Back then I was young, I was successful, and I wasn’t paying any attention. I was going so fast through life, and like I tell some people, it’s the old cliche: sometimes you get too close to the forest to see the trees. That was me. I was going through life like a perfect storm so to speak. And all of a sudden, when I fell and hurt myself, it dawned on me, ‘This could be my last day on Earth. You’d better straighten your act up.”
I still enjoy having a beer every now and then, or a shot of Crown, but I don’t drink like I used to, and I try to concentrate on my show, and try to entertain the people. I’m more in tune with what’s going on now — I’m having more fun now than I was when I was having success, because it’s entertaining to me to entertain the people, to see them have a good time.
"Back then I was young, I was successful, and I wasn’t paying any attention."
That’s what makes it important to me to be out there and still be able to do it, because you look at the obituary, and you see people dying in their 50s and 60s and 70s. And then when I lost my comedian at 43 to colon cancer, I knew, hey, I’ve got a limited time. My friend Ray Price, he’s already gone. There’s a lot of guys that have already passed on before me. We’re not gonna last forever. So let’s go through this world the best we can, and have a fun time as you go.

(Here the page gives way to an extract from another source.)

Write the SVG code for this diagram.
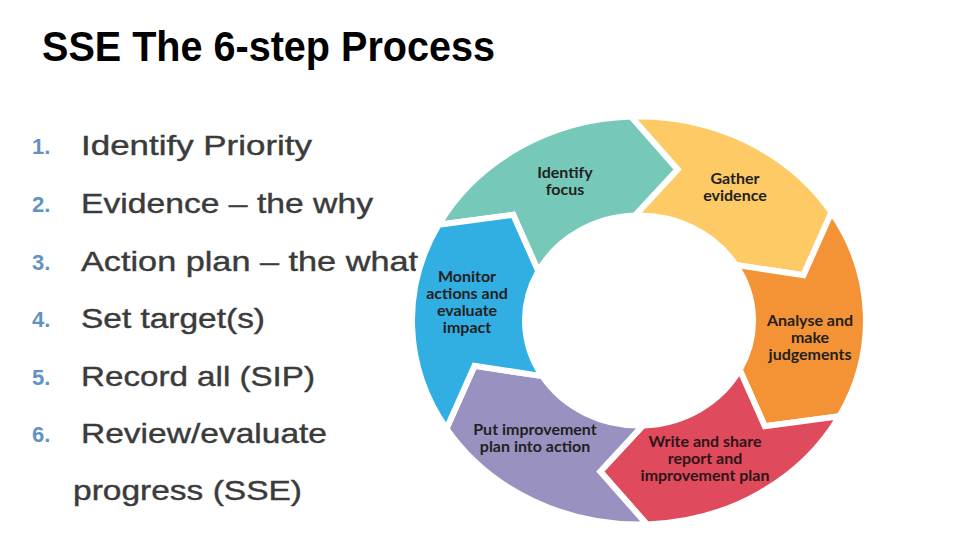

Do you have any nerves about the upcoming dates? Touring is a hard enough grind even when you haven’t been through a physical trauma.
Well, I was very, very into aviation for a long time, and after my accident the FAA pulled my medical. I’m not able to fly anymore. But up until then I was able to get in my airplane, I would fly out and meet the bus somewhere, and we’d go from there. Now, if I book a date, I’m on the bus with the guys.
I find it very rewarding to just be on the bus with the guys, and the camaraderie that we have running up and down the road together, and being able to lay back there in the back room and watch TV as we’re driving down the road. It’s just like being at home. So it’s actually a little more relaxing than it was when I was flying myself to different venues.I don’t have to worry about the weather and that sort of thing.
For a long time I didn’t want to tour anymore. That’s the reason I went into the theater business. I’ve done the theater business, I’ve done the club business, I’ve done the restaurant business, and I told some people the other day, “Look, I’m tired of all the business end of it. I just want to be in the singing business.” That’s where I’m at now.
Is there anything else you want to say about the tour, or anything else you’ve got coming up?
I’m very excited about the fact that I’ve got my name on a club in Vegas, at Treasure Island. We have a Gilley’s there, we have a mechanical bull. I have two in Oklahoma; one in Durant, Okla. and one in Pocola, Okla. We have the mechanical bulls there. I have one in Dallas, and we have one fixing to be built outside of Reno.
And then the thing that I’m very excited about is that, on April 19, we’re going to re-issue the Gilley Beer. So I’m still doing some things that I get a kick out of doing. I’m not in it for the money; I’m in it for the fact that it’s enjoyable to get out and do some different things.